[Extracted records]
■ ■ ■
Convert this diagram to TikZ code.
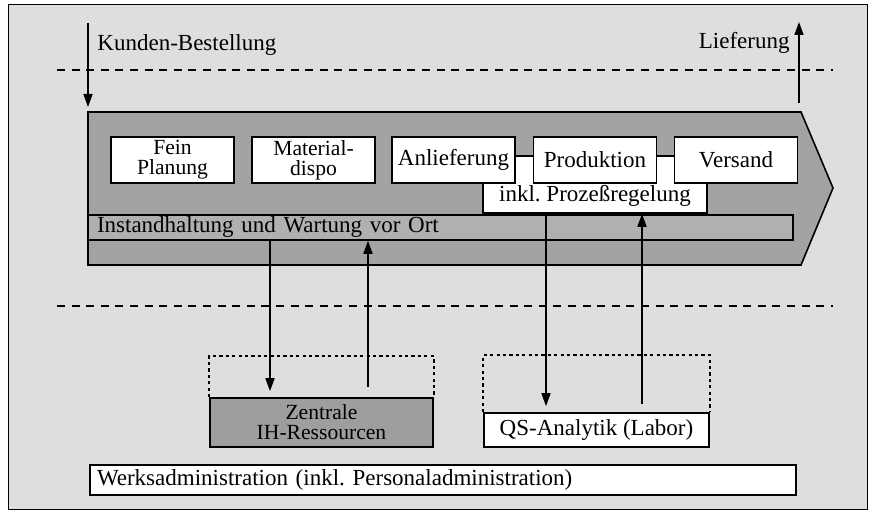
\documentclass[tikz,border=0pt]{standalone}
\usepackage{fontspec}
\setmainfont{Liberation Serif}
\usetikzlibrary{arrows.meta}

\definecolor{paper}{gray}{0.87}
\definecolor{flowgray}{gray}{0.64}
\definecolor{bargray}{gray}{0.69}
\definecolor{resgray}{gray}{0.62}

\tikzset{
    txt/.style={font=\fontsize{11.5}{10}\selectfont},
    twoline/.style={font=\fontsize{10.8}{10}\selectfont},
    stepbox/.style={txt,draw,fill=white,align=center,minimum width=61.5pt,minimum height=23pt,inner sep=0.5pt},
    procbox/.style={draw,fill=white,minimum width=112pt,minimum height=28.5pt},
    barbox/.style={txt,draw,align=left,inner ysep=0.5pt},
    resbox/.style={txt,draw,align=center,inner sep=0.5pt},
    sepline/.style={dash pattern=on 4pt off 3.3pt},
    dotframe/.style={dash pattern=on 1.6pt off 1.6pt}
}

\begin{document}
\begin{tikzpicture}[x=0.5pt,y=-0.5pt,line width=0.8pt,>={Triangle[length=6.5pt,width=4.5pt]}]
            \useasboundingbox (0,0) rectangle (873,512);
            \draw[fill=paper,line width=0.5pt] (8,5) rectangle (867,510);

            % Trennlinien
            \draw[sepline] (57,70) -- (833,70);
            \draw[sepline] (57,306) -- (833,306);

            % Ablauf
            \draw[fill=flowgray] (88,112) coordinate (flowNW) -- (801,112) -- (833,188) -- (801,265) -- (88,265) -- cycle;
            \node[procbox] (PR) at (595,184.5) {};
            \node[txt,anchor=south] (PRt) at (PR.south) {inkl.\ Prozeßregelung};
            \node[stepbox,twoline] (FP) at (172.5,160) {Fein\\Planung};
            \node[stepbox,twoline] (MD) at (313.5,160) {Material-\\dispo};
            \node[stepbox] (AL) at (453.5,160) {Anlieferung};
            \node[stepbox] (PD) at (595,160) {Produktion};
            \node[stepbox] (VS) at (736,160) {Versand};
            \node[barbox,fill=bargray,text width=343.5pt,inner xsep=4.5pt,minimum height=12.5pt] (IW) at (440.5,227.5) {Instandhaltung und Wartung vor Ort};

            % Ressourcen
            \node[resbox,twoline,fill=resgray,minimum width=111.5pt,minimum height=24.5pt] (ZH) at (321.5,422.5) {Zentrale\\IH-Ressourcen};
            \node[resbox,fill=white,minimum width=112.5pt,minimum height=17pt] (QS) at (596.5,430) {QS-Analytik (Labor)};
            \node[barbox,fill=white,text width=346pt,inner xsep=3.5pt,minimum height=15pt] (WA) at (443,480) {Werksadministration (inkl.\ Personaladministration)};
            \draw[dotframe] (ZH.north west) -- ++(0,-41) -| (ZH.north east);
            \draw[dotframe] (QS.north west) -- ++(0,-57) -| (QS.north east);

            % Kunde
            \coordinate (kIn) at (88,23);
            \coordinate (lOut) at (799,22);
            \node[txt,anchor=west] (KB) at (90,45) {Kunden-Bestellung};
            \node[txt,anchor=east] (LF) at (797,43) {Lieferung};
            \path [->] (kIn) edge[shorten >=2.5pt] (kIn |- flowNW);
            \path [->] (lOut |- flowNW) edge[shorten <=4.5pt] (lOut);

            % Auftraege und Rueckmeldungen
            \coordinate (zDown) at (270,0);
            \coordinate (zUp) at (368,0);
            \coordinate (qDown) at (546,0);
            \coordinate (qUp) at (642,0);
            \path [->] (IW.south -| zDown) edge[shorten >=3pt] (ZH.north -| zDown);
            \path [->] (ZH.north -| zUp) edge[shorten <=5pt] (IW.south -| zUp);
            \path [->] (PR.south -| qDown) edge[shorten >=3pt] (QS.north -| qDown);
            \path [->] (QS.north -| qUp) edge[shorten <=4pt] (PR.south -| qUp);
        \end{tikzpicture}
\end{document}
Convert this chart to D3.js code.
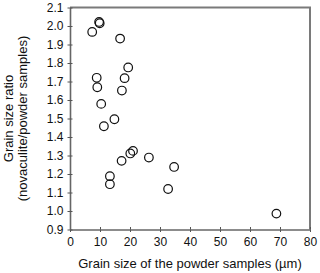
<!DOCTYPE html>
<meta charset="utf-8">
<style>
body{margin:0;background:#fff;}
text{font-family:"Liberation Sans",Arial,sans-serif;fill:#111;}
.tick text{font-size:12px;}
.title{font-size:13px;text-anchor:middle;}
</style>
<body>
<script src="https://d3js.org/d3.v7.min.js"></script>
<script>
// grain size of the powder samples (um)
var grainSize = [7.4, 9.7, 9.9, 16.7, 19.4, 8.9, 9.1, 18.2, 17.3, 10.4, 14.8,
                 11.3, 13.3, 13.3, 17.2, 20.1, 21.0, 26.3, 34.7, 32.7, 68.8];
// grain size ratio (novaculite/powder samples)
var sizeRatio = [1.968, 2.022, 2.015, 1.932, 1.776, 1.72, 1.669, 1.718, 1.651, 1.579, 1.496,
                 1.458, 1.188, 1.145, 1.271, 1.311, 1.325, 1.289, 1.238, 1.119, 0.986];
var xTicks = [0, 10, 20, 30, 40, 50, 60, 70, 80];
var yTicks = [0.9, 1.0, 1.1, 1.2, 1.3, 1.4, 1.5, 1.6, 1.7, 1.8, 1.9, 2.0, 2.1];

var width = 320, height = 273;
var svg = d3.select("body").append("svg").attr("width", width).attr("height", height);

var mLeft = 70, mRight = 310, mTop = 7.5, mBottom = 229.5;
var x = d3.scaleLinear().domain([0, 80]).range([mLeft, mRight]);
var y = d3.scaleLinear().domain([0.9, 2.1]).range([mBottom, mTop]);

// frame top/right
svg.append("path")
    .attr("d", "M" + mLeft + "," + mTop + "H" + mRight + "V" + mBottom)
    .attr("fill", "none").attr("stroke", "#7a7a7a").attr("stroke-width", 2);

// x axis
var gx = svg.append("g").attr("transform", "translate(0," + mBottom + ")")
    .call(d3.axisBottom(x).tickValues(xTicks).tickSize(2.5).tickSizeOuter(0).tickPadding(5).tickFormat(d3.format("d")));
gx.selectAll(".tick line").clone().attr("y2", -2.5);

// y axis
var gy = svg.append("g").attr("transform", "translate(" + mLeft + ",0)")
    .call(d3.axisLeft(y).tickValues(yTicks).tickSize(2.5).tickSizeOuter(0).tickPadding(4).tickFormat(d3.format(".1f")));
gy.selectAll(".tick line").clone().attr("x2", 2.5);

[gx, gy].forEach(function(g){
    g.attr("font-family", null).attr("font-size", null);
    g.select(".domain").attr("stroke", "#666").attr("stroke-width", 1.6);
    g.selectAll(".tick line").attr("stroke", "#555");
    g.selectAll(".tick text").attr("fill", "#111");
});

// points
svg.append("g").selectAll("circle")
    .data(grainSize)
    .join("circle")
    .attr("cx", function(d){ return x(d); })
    .attr("cy", function(d, i){ return y(sizeRatio[i]); })
    .attr("r", 4.3)
    .attr("fill", "none")
    .attr("stroke", "#111")
    .attr("stroke-width", 1.2);

// titles
svg.append("text").attr("class", "title")
    .attr("x", (mLeft + mRight) / 2).attr("y", 268)
    .text("Grain size of the powder samples (\u00b5m)");

var yt = svg.append("text").attr("class", "title")
    .attr("transform", "translate(0," + (mTop + mBottom) / 2 + ") rotate(-90)");
yt.append("tspan").attr("x", 0).attr("y", 13).text("Grain size ratio");
yt.append("tspan").attr("x", 0).attr("y", 27).text("(novaculite/powder samples)");
</script>
</body>
</html>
■ ■ ■
▸ **WRITTEN PROBLEM**
Copy the data exactly. Any picture it contains is to be omitted.

▸ **WRITTEN SOLUTION**
Convert this diagram to TikZ code.
\documentclass[tikz,border=0pt]{standalone}
\usepackage{fontspec}
\setmainfont{Liberation Serif}
\usetikzlibrary{arrows.meta}

\definecolor{paper}{gray}{0.87}
\definecolor{flowgray}{gray}{0.64}
\definecolor{bargray}{gray}{0.69}
\definecolor{resgray}{gray}{0.62}

\tikzset{
    txt/.style={font=\fontsize{11.5}{10}\selectfont},
    twoline/.style={font=\fontsize{10.8}{10}\selectfont},
    stepbox/.style={txt,draw,fill=white,align=center,minimum width=61.5pt,minimum height=23pt,inner sep=0.5pt},
    procbox/.style={draw,fill=white,minimum width=112pt,minimum height=28.5pt},
    barbox/.style={txt,draw,align=left,inner ysep=0.5pt},
    resbox/.style={txt,draw,align=center,inner sep=0.5pt},
    sepline/.style={dash pattern=on 4pt off 3.3pt},
    dotframe/.style={dash pattern=on 1.6pt off 1.6pt}
}

\begin{document}
\begin{tikzpicture}[x=0.5pt,y=-0.5pt,line width=0.8pt,>={Triangle[length=6.5pt,width=4.5pt]}]
            \useasboundingbox (0,0) rectangle (873,512);
            \draw[fill=paper,line width=0.5pt] (8,5) rectangle (867,510);

            % Trennlinien
            \draw[sepline] (57,70) -- (833,70);
            \draw[sepline] (57,306) -- (833,306);

            % Ablauf
            \draw[fill=flowgray] (88,112) coordinate (flowNW) -- (801,112) -- (833,188) -- (801,265) -- (88,265) -- cycle;
            \node[procbox] (PR) at (595,184.5) {};
            \node[txt,anchor=south] (PRt) at (PR.south) {inkl.\ Prozeßregelung};
            \node[stepbox,twoline] (FP) at (172.5,160) {Fein\\Planung};
            \node[stepbox,twoline] (MD) at (313.5,160) {Material-\\dispo};
            \node[stepbox] (AL) at (453.5,160) {Anlieferung};
            \node[stepbox] (PD) at (595,160) {Produktion};
            \node[stepbox] (VS) at (736,160) {Versand};
            \node[barbox,fill=bargray,text width=343.5pt,inner xsep=4.5pt,minimum height=12.5pt] (IW) at (440.5,227.5) {Instandhaltung und Wartung vor Ort};

            % Ressourcen
            \node[resbox,twoline,fill=resgray,minimum width=111.5pt,minimum height=24.5pt] (ZH) at (321.5,422.5) {Zentrale\\IH-Ressourcen};
            \node[resbox,fill=white,minimum width=112.5pt,minimum height=17pt] (QS) at (596.5,430) {QS-Analytik (Labor)};
            \node[barbox,fill=white,text width=346pt,inner xsep=3.5pt,minimum height=15pt] (WA) at (443,480) {Werksadministration (inkl.\ Personaladministration)};
            \draw[dotframe] (ZH.north west) -- ++(0,-41) -| (ZH.north east);
            \draw[dotframe] (QS.north west) -- ++(0,-57) -| (QS.north east);

            % Kunde
            \coordinate (kIn) at (88,23);
            \coordinate (lOut) at (799,22);
            \node[txt,anchor=west] (KB) at (90,45) {Kunden-Bestellung};
            \node[txt,anchor=east] (LF) at (797,43) {Lieferung};
            \path [->] (kIn) edge[shorten >=2.5pt] (kIn |- flowNW);
            \path [->] (lOut |- flowNW) edge[shorten <=4.5pt] (lOut);

            % Auftraege und Rueckmeldungen
            \coordinate (zDown) at (270,0);
            \coordinate (zUp) at (368,0);
            \coordinate (qDown) at (546,0);
            \coordinate (qUp) at (642,0);
            \path [->] (IW.south -| zDown) edge[shorten >=3pt] (ZH.north -| zDown);
            \path [->] (ZH.north -| zUp) edge[shorten <=5pt] (IW.south -| zUp);
            \path [->] (PR.south -| qDown) edge[shorten >=3pt] (QS.north -| qDown);
            \path [->] (QS.north -| qUp) edge[shorten <=4pt] (PR.south -| qUp);
        \end{tikzpicture}
\end{document}
Convert this chart to D3.js code.
<!DOCTYPE html>
<meta charset="utf-8">
<style>
body{margin:0;background:#fff;}
text{font-family:"Liberation Sans",Arial,sans-serif;fill:#111;}
.tick text{font-size:12px;}
.title{font-size:13px;text-anchor:middle;}
</style>
<body>
<script src="https://d3js.org/d3.v7.min.js"></script>
<script>
// grain size of the powder samples (um)
var grainSize = [7.4, 9.7, 9.9, 16.7, 19.4, 8.9, 9.1, 18.2, 17.3, 10.4, 14.8,
                 11.3, 13.3, 13.3, 17.2, 20.1, 21.0, 26.3, 34.7, 32.7, 68.8];
// grain size ratio (novaculite/powder samples)
var sizeRatio = [1.968, 2.022, 2.015, 1.932, 1.776, 1.72, 1.669, 1.718, 1.651, 1.579, 1.496,
                 1.458, 1.188, 1.145, 1.271, 1.311, 1.325, 1.289, 1.238, 1.119, 0.986];
var xTicks = [0, 10, 20, 30, 40, 50, 60, 70, 80];
var yTicks = [0.9, 1.0, 1.1, 1.2, 1.3, 1.4, 1.5, 1.6, 1.7, 1.8, 1.9, 2.0, 2.1];

var width = 320, height = 273;
var svg = d3.select("body").append("svg").attr("width", width).attr("height", height);

var mLeft = 70, mRight = 310, mTop = 7.5, mBottom = 229.5;
var x = d3.scaleLinear().domain([0, 80]).range([mLeft, mRight]);
var y = d3.scaleLinear().domain([0.9, 2.1]).range([mBottom, mTop]);

// frame top/right
svg.append("path")
    .attr("d", "M" + mLeft + "," + mTop + "H" + mRight + "V" + mBottom)
    .attr("fill", "none").attr("stroke", "#7a7a7a").attr("stroke-width", 2);

// x axis
var gx = svg.append("g").attr("transform", "translate(0," + mBottom + ")")
    .call(d3.axisBottom(x).tickValues(xTicks).tickSize(2.5).tickSizeOuter(0).tickPadding(5).tickFormat(d3.format("d")));
gx.selectAll(".tick line").clone().attr("y2", -2.5);

// y axis
var gy = svg.append("g").attr("transform", "translate(" + mLeft + ",0)")
    .call(d3.axisLeft(y).tickValues(yTicks).tickSize(2.5).tickSizeOuter(0).tickPadding(4).tickFormat(d3.format(".1f")));
gy.selectAll(".tick line").clone().attr("x2", 2.5);

[gx, gy].forEach(function(g){
    g.attr("font-family", null).attr("font-size", null);
    g.select(".domain").attr("stroke", "#666").attr("stroke-width", 1.6);
    g.selectAll(".tick line").attr("stroke", "#555");
    g.selectAll(".tick text").attr("fill", "#111");
});

// points
svg.append("g").selectAll("circle")
    .data(grainSize)
    .join("circle")
    .attr("cx", function(d){ return x(d); })
    .attr("cy", function(d, i){ return y(sizeRatio[i]); })
    .attr("r", 4.3)
    .attr("fill", "none")
    .attr("stroke", "#111")
    .attr("stroke-width", 1.2);

// titles
svg.append("text").attr("class", "title")
    .attr("x", (mLeft + mRight) / 2).attr("y", 268)
    .text("Grain size of the powder samples (\u00b5m)");

var yt = svg.append("text").attr("class", "title")
    .attr("transform", "translate(0," + (mTop + mBottom) / 2 + ") rotate(-90)");
yt.append("tspan").attr("x", 0).attr("y", 13).text("Grain size ratio");
yt.append("tspan").attr("x", 0).attr("y", 27).text("(novaculite/powder samples)");
</script>
</body>
</html>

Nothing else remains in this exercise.